* Given entries
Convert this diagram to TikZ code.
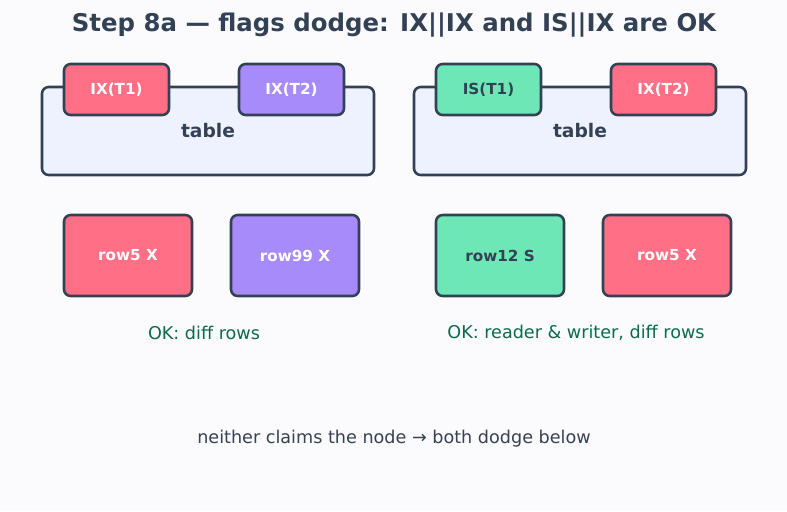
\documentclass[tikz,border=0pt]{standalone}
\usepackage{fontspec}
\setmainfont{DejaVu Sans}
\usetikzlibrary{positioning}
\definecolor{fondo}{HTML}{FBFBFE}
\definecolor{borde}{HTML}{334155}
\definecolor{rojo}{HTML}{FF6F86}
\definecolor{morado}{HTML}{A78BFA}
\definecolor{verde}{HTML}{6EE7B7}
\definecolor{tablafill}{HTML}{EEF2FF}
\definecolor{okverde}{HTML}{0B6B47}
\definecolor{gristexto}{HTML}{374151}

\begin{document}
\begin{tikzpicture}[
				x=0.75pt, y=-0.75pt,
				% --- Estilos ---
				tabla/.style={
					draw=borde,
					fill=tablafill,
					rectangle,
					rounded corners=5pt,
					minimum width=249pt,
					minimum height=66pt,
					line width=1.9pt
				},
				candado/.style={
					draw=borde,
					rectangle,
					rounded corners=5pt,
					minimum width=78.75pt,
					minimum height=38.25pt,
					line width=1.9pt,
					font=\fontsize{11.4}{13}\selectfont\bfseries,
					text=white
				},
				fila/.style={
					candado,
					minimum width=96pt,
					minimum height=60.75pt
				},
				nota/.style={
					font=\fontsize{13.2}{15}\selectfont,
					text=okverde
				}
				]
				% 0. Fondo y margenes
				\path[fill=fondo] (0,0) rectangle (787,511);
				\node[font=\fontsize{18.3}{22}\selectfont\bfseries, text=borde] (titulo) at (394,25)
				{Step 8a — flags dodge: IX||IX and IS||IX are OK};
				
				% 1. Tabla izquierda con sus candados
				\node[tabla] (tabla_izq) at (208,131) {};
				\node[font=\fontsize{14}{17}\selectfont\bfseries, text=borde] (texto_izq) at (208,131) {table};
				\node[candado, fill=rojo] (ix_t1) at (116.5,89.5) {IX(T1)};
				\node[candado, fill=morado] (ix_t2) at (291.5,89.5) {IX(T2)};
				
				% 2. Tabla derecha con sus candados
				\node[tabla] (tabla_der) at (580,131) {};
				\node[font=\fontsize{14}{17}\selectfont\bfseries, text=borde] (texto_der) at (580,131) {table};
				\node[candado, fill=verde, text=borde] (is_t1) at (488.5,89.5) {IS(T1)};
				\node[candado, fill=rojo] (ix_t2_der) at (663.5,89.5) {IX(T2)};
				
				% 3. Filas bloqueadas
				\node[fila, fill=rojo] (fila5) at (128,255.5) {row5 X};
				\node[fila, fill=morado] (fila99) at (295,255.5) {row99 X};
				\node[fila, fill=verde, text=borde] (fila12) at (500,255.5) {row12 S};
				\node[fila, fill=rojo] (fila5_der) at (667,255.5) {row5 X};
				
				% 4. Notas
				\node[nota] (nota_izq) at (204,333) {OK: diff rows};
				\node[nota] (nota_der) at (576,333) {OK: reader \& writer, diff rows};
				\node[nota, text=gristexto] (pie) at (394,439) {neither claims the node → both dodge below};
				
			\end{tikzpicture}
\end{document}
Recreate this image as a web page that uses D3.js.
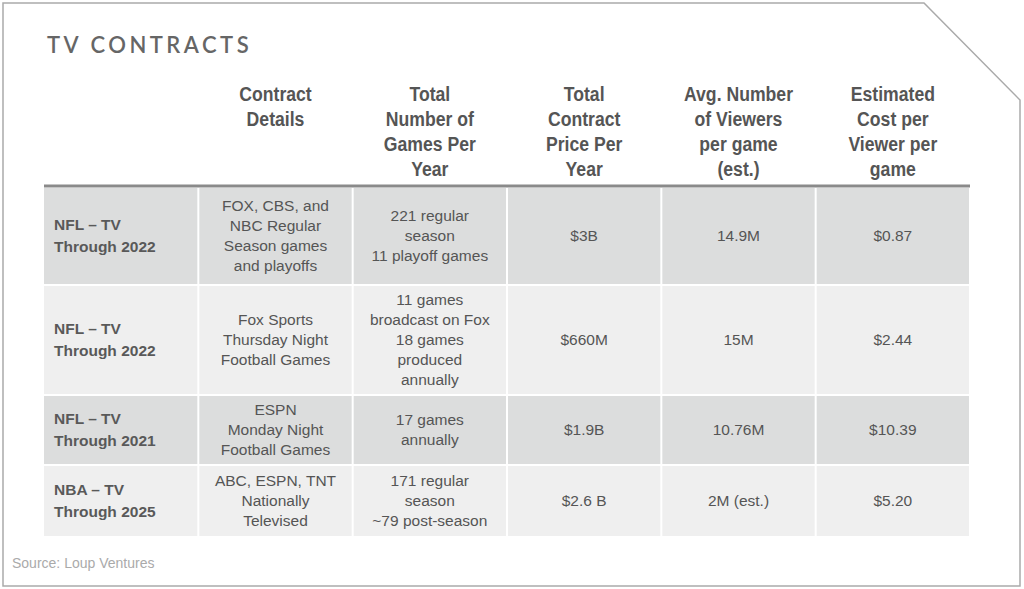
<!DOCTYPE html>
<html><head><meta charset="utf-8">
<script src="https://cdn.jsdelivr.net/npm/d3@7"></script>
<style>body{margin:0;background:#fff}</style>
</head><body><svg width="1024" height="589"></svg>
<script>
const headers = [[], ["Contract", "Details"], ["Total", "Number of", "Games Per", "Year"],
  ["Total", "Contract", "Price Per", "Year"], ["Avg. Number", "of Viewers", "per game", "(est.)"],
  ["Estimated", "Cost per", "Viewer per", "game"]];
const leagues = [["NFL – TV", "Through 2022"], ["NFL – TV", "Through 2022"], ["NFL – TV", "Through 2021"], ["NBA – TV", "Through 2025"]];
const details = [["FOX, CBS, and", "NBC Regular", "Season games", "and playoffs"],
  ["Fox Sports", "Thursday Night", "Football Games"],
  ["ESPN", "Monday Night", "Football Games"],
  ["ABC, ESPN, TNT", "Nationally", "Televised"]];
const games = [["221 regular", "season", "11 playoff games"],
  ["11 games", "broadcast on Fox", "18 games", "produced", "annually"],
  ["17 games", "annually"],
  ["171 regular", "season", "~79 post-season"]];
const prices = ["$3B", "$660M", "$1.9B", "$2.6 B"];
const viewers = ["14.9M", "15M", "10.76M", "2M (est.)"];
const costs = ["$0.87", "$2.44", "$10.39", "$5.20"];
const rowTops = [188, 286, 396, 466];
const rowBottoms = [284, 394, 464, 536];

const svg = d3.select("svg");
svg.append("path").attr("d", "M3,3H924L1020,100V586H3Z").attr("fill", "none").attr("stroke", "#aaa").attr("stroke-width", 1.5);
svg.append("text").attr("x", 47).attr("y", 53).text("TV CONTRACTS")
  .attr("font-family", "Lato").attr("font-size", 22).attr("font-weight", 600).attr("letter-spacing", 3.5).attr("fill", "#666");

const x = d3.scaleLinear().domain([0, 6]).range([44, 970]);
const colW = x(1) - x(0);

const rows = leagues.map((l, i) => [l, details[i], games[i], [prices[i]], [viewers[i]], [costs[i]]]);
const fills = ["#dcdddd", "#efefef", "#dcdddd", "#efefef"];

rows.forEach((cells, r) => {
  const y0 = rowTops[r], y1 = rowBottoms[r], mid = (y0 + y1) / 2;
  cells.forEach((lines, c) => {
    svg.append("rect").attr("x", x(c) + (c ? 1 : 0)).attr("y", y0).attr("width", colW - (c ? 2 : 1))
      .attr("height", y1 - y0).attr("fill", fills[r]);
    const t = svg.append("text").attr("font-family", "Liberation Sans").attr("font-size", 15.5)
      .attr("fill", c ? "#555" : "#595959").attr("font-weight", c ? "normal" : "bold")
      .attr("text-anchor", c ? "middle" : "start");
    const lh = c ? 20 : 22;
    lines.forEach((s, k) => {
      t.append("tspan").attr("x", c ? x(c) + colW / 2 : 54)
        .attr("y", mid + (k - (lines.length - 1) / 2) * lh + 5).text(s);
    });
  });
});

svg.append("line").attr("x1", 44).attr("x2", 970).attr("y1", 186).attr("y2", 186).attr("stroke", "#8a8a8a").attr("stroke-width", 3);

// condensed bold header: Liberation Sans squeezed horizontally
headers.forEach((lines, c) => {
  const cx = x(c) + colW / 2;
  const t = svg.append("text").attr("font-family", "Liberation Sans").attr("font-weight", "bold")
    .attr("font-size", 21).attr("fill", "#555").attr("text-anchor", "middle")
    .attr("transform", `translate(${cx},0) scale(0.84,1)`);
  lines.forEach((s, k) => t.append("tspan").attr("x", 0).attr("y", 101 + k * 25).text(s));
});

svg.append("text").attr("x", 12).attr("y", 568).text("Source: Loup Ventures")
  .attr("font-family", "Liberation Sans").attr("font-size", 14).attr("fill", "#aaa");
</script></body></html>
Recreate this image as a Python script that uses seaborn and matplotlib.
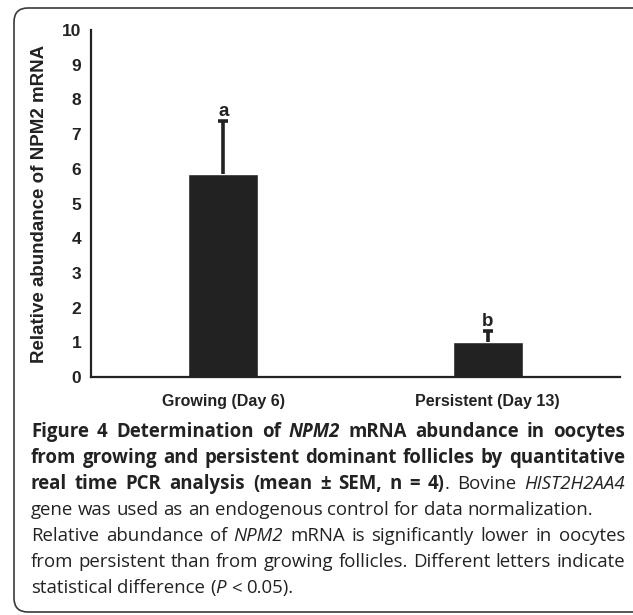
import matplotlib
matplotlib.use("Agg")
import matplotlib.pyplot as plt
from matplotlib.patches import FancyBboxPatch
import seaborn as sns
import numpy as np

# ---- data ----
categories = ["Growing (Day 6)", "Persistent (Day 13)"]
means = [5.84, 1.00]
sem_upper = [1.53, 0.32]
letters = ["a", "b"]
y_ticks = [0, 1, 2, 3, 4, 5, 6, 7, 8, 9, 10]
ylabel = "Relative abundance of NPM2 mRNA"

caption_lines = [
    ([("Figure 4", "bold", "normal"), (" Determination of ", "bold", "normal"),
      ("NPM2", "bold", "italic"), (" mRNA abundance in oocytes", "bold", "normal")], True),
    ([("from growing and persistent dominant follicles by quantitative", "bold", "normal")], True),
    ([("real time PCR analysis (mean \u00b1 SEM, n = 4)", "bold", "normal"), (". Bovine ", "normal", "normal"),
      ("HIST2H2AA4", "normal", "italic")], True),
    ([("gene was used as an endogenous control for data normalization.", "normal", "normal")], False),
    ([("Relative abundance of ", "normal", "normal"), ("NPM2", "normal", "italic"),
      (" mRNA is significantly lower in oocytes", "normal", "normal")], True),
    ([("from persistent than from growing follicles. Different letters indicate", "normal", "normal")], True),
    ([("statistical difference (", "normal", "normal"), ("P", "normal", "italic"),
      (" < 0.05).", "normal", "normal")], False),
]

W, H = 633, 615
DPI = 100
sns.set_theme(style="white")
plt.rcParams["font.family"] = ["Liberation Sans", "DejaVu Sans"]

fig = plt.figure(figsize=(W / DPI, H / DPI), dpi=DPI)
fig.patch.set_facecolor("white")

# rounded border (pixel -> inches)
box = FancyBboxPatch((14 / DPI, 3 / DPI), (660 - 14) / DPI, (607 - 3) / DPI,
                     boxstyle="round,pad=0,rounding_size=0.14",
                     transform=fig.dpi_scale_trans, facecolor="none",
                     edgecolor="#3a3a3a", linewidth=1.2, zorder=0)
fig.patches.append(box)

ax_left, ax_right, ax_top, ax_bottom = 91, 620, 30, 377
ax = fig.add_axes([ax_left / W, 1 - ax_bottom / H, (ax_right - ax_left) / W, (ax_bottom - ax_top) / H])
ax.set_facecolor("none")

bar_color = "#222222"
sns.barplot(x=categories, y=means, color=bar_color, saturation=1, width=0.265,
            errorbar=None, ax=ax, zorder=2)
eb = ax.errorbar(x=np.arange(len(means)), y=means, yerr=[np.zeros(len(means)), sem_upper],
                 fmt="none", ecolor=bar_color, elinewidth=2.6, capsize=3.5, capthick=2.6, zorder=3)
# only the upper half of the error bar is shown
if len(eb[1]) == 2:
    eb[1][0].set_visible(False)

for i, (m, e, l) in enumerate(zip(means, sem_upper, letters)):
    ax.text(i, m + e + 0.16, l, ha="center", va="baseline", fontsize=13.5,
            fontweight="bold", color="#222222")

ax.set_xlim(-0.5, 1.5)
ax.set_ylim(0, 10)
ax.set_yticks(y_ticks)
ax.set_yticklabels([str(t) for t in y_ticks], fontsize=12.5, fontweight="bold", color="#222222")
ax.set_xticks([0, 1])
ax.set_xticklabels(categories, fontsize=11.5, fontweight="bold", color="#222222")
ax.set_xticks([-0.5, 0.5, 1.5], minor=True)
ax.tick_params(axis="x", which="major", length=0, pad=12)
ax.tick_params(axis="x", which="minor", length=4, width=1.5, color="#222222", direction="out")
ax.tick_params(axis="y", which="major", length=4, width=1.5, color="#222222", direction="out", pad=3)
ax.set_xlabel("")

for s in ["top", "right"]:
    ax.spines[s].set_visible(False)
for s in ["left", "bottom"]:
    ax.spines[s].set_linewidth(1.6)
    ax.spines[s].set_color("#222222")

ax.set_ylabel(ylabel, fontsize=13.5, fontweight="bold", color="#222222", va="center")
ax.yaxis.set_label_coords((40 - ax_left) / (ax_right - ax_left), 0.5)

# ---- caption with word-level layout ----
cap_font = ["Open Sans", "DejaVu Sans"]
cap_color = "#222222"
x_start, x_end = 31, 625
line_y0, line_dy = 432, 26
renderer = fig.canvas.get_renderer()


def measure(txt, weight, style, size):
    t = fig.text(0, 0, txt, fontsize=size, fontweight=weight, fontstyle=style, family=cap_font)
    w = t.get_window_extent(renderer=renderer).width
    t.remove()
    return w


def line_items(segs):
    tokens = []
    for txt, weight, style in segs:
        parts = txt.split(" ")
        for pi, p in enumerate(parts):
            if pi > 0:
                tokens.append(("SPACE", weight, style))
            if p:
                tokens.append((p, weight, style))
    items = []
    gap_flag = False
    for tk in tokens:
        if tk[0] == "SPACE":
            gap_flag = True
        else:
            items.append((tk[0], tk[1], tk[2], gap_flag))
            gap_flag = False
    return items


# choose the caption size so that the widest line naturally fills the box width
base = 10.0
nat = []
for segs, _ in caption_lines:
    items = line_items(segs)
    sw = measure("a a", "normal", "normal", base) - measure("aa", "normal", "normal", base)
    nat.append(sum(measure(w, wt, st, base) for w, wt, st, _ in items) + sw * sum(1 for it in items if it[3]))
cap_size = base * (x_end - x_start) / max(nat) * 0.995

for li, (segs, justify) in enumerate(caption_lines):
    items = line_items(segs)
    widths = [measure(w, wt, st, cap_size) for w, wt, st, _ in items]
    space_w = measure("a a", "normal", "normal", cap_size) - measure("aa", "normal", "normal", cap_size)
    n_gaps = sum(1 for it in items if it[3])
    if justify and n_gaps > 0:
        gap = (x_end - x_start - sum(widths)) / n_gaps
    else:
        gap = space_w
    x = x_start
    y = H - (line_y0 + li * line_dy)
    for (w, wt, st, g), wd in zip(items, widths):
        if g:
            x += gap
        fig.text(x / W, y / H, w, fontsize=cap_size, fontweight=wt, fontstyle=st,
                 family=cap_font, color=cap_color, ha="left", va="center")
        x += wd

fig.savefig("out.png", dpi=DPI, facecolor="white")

* The task
List all lines above in which the string "image" appears.

* Output of the exercise
Recreate this image as a web page that uses D3.js.
Recreate this image as a Python script that uses seaborn and matplotlib.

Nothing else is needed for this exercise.